Like Cockaigne it was a fabulous mountain composed entirely of the finest chocolate and confectionery. Although everyone could eat as much as they liked, the mountain never diminished in size. There was always as much as anyone could ever hope to eat.  It was a land where life was easy, the sun always shone, and a man could relax and take his ease, after the hardships of the road. Such a place must have been an attractive dream for the nomadic unemployed during those terrible times of the depression.

The constant re-emergence of the idea of a "paradise" just beyond the reach of ordinary people reveals our very powerful desires, a constant dream of every human for a place where everyone can be happy living a life of ease. While the fact is that we would probably die of boredom in such a place, nevertheless we eternally look for that something beyond the horizon. While we know in our rational minds that such a place can never exist, yet, within our hearts there remains a faint hope, for despite all reason, we would really like to believe that such a place could exist.

Unfortunately there is also a negative side to the concept of an earthly paradise.

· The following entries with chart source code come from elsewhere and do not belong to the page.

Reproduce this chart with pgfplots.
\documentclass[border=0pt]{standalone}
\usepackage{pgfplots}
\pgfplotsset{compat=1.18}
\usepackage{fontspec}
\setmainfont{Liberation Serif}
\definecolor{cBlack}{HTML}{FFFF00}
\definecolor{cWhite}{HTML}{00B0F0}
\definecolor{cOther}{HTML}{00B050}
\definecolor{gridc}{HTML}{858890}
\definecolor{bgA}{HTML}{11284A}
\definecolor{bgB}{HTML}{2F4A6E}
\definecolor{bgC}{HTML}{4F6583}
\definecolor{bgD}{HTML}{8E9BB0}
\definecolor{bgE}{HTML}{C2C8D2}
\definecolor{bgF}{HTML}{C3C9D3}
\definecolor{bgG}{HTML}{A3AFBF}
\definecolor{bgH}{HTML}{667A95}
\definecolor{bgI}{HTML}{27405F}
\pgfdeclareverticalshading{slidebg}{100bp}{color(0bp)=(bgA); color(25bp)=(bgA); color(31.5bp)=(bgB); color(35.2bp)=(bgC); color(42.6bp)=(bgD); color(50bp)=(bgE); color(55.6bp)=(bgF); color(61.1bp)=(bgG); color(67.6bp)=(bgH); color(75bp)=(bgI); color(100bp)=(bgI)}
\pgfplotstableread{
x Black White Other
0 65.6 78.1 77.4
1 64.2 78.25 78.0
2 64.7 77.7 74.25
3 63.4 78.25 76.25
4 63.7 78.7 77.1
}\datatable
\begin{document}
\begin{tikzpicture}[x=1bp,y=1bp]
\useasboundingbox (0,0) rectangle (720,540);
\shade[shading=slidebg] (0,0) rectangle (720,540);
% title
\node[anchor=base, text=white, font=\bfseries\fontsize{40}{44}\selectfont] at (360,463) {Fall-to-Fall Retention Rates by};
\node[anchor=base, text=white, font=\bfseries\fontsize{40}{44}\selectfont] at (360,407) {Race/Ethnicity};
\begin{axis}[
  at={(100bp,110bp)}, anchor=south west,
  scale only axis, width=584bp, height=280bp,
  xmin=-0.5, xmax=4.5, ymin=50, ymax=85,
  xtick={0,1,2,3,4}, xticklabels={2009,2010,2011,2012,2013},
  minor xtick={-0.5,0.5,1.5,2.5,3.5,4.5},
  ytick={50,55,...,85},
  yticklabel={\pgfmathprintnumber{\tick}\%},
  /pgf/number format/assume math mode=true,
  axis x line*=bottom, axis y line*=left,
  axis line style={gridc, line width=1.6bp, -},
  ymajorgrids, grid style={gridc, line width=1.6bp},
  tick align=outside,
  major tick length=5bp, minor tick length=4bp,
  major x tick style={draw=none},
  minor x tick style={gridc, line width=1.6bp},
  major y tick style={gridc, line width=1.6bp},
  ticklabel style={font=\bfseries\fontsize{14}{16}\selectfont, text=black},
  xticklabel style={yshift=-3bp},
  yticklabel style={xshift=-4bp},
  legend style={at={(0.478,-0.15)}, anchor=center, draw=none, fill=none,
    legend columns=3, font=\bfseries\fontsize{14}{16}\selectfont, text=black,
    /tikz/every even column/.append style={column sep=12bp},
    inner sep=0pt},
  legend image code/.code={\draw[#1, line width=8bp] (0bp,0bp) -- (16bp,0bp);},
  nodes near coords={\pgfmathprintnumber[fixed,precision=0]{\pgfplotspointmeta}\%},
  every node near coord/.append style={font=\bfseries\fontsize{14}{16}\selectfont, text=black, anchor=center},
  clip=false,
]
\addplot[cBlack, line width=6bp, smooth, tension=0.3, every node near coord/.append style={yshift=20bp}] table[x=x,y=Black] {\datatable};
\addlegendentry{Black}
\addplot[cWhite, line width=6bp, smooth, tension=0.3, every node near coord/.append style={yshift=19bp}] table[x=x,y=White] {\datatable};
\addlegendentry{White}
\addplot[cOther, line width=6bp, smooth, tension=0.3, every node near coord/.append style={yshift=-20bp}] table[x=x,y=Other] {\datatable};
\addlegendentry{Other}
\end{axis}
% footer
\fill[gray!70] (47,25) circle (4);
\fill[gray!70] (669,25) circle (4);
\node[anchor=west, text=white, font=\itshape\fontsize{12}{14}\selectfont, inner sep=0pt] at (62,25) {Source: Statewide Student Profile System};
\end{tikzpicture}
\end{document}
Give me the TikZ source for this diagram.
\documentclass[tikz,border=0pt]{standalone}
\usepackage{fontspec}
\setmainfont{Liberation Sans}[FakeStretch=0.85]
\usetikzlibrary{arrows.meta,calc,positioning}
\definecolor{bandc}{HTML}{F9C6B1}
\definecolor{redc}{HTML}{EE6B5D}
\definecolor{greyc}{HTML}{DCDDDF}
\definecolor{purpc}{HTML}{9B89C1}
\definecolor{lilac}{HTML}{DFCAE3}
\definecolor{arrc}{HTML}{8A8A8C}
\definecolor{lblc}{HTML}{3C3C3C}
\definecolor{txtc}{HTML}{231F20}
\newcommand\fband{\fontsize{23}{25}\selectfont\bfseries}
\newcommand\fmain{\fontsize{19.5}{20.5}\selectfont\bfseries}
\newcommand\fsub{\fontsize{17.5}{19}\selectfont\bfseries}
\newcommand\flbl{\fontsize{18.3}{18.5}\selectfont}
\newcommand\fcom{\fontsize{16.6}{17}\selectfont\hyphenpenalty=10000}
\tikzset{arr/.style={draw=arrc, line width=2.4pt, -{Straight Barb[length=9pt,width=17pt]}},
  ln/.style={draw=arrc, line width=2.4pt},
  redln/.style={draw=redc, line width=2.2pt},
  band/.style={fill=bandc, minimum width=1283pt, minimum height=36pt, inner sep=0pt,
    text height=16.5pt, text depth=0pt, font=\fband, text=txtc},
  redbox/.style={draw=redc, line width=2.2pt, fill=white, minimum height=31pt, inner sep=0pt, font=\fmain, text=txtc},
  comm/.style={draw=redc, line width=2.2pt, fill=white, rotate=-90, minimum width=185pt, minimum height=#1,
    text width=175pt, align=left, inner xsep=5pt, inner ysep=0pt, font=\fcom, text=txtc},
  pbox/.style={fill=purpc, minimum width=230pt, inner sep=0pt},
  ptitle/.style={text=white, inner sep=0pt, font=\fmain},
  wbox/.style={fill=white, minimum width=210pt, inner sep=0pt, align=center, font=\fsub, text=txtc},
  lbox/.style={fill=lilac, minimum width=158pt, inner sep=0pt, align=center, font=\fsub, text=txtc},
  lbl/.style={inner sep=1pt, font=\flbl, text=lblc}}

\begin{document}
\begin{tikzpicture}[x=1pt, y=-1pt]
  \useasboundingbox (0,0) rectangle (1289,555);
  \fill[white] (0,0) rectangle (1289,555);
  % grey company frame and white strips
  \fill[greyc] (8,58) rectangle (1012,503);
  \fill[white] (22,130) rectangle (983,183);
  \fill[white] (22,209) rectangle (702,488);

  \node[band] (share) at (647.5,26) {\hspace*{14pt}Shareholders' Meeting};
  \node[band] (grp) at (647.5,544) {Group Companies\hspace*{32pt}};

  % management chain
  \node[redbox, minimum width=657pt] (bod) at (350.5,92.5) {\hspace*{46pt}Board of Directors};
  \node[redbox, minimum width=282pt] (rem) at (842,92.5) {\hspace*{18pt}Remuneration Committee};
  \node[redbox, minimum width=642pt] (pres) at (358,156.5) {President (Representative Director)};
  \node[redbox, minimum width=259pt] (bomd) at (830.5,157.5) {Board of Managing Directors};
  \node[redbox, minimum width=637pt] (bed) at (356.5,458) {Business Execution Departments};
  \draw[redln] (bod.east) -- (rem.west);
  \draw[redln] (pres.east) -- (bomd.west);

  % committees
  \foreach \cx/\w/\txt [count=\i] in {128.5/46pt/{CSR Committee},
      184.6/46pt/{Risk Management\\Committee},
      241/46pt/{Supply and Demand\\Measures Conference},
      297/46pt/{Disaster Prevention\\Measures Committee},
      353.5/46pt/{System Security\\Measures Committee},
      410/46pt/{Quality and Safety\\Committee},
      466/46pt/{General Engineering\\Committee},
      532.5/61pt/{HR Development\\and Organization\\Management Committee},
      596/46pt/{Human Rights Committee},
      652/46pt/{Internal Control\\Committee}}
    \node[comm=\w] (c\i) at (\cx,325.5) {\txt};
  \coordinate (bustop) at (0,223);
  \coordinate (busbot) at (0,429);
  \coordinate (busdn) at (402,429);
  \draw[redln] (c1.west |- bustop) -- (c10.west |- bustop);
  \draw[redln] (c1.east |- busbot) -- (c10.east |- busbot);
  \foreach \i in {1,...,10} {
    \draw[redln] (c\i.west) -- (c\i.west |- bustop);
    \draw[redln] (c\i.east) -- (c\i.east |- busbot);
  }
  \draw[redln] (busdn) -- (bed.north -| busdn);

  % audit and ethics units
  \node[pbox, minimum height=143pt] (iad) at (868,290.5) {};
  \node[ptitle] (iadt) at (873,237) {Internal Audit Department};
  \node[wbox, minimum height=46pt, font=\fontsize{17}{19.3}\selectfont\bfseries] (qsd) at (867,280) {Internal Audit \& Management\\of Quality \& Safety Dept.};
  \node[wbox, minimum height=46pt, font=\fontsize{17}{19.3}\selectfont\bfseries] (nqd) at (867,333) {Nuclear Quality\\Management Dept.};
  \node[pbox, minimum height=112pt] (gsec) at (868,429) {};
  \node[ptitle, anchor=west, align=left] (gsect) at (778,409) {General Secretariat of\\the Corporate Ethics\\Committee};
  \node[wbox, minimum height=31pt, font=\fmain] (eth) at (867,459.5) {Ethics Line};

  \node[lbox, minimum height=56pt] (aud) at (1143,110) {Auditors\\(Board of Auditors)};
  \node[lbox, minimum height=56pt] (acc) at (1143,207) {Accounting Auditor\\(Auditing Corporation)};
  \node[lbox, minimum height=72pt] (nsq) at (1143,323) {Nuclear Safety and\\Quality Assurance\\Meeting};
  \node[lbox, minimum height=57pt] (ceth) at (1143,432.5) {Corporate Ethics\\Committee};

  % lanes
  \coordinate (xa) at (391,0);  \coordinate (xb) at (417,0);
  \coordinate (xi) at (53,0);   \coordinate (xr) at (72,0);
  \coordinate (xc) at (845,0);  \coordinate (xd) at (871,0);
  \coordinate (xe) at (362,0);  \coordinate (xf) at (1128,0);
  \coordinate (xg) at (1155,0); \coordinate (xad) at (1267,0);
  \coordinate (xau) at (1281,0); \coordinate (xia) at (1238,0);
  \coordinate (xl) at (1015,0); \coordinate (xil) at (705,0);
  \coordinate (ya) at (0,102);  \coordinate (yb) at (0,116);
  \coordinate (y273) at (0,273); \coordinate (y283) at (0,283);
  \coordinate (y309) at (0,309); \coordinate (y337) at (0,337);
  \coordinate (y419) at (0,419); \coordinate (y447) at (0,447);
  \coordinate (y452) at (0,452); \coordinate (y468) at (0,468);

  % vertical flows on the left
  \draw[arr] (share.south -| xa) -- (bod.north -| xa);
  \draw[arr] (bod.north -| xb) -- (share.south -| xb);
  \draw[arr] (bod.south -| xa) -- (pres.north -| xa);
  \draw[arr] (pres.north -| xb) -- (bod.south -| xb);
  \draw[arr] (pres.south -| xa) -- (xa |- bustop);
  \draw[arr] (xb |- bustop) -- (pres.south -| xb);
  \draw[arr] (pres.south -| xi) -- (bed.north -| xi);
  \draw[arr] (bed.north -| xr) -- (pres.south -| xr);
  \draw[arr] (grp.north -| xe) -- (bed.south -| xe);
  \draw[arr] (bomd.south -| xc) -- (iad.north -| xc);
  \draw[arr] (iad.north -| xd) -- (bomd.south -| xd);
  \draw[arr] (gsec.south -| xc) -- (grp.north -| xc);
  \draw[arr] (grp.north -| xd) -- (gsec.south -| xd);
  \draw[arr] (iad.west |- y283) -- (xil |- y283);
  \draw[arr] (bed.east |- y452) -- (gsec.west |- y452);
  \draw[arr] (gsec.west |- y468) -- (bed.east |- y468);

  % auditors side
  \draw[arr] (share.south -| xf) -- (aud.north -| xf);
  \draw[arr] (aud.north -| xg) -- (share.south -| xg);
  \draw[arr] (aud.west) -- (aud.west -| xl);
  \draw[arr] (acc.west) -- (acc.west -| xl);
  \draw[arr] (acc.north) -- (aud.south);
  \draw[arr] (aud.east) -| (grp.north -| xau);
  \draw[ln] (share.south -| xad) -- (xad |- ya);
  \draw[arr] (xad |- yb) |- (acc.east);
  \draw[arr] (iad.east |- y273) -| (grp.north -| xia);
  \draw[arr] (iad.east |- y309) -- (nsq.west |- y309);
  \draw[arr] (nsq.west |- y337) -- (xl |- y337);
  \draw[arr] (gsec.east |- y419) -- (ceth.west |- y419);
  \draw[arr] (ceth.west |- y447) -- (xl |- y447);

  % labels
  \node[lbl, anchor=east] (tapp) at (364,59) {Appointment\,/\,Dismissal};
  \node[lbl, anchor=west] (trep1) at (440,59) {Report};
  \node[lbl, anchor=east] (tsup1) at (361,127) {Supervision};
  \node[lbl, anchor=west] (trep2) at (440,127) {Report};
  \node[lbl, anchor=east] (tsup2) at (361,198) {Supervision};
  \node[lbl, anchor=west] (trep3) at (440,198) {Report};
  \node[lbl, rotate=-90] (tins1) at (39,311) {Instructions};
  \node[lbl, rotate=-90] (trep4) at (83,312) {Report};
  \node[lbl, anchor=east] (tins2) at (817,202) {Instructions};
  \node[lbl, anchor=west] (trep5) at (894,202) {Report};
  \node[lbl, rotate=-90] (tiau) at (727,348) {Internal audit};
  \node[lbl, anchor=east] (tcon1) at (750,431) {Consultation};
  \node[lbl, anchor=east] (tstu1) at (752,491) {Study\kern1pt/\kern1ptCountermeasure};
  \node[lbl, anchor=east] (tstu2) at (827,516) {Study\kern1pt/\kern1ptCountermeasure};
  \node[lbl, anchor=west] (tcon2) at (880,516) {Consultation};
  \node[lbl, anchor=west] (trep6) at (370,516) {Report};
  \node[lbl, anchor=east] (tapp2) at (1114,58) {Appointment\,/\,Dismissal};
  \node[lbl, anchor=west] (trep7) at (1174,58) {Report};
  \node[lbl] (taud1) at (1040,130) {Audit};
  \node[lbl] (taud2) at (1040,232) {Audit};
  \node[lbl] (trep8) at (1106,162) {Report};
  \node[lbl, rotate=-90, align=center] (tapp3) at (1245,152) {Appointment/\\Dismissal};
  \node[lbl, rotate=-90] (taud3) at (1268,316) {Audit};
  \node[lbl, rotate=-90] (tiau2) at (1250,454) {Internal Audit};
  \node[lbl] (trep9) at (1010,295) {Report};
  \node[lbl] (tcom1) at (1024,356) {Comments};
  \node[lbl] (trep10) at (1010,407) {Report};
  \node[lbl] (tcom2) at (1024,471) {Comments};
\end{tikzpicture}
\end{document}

It was such implausible idealism of creating a new social order based on love and drugs that led to the Hippie movement of the 1960s. The fragility of this Hippie idealism crashed in flames when exposed to the harshness of reality and finally ended with the Manson murders.

The other problem with the dream is that for most groups seeking this paradise, it requires that the only people to be admitted are their own people, (race, believers, religion, etc.). That usually means pushing others out, and whether we call it the Final Solution, Lebensraum or Ethnic Cleansing, it all basically means the same, elimination of those who are not "fit" to share the dream.
 

1. It was probably first recorded by Jewish scholars during the time of their Babylonian exile.
2. David Levell, China Syndrome, in Fortean Times, No. 123, June 1999, 28-31.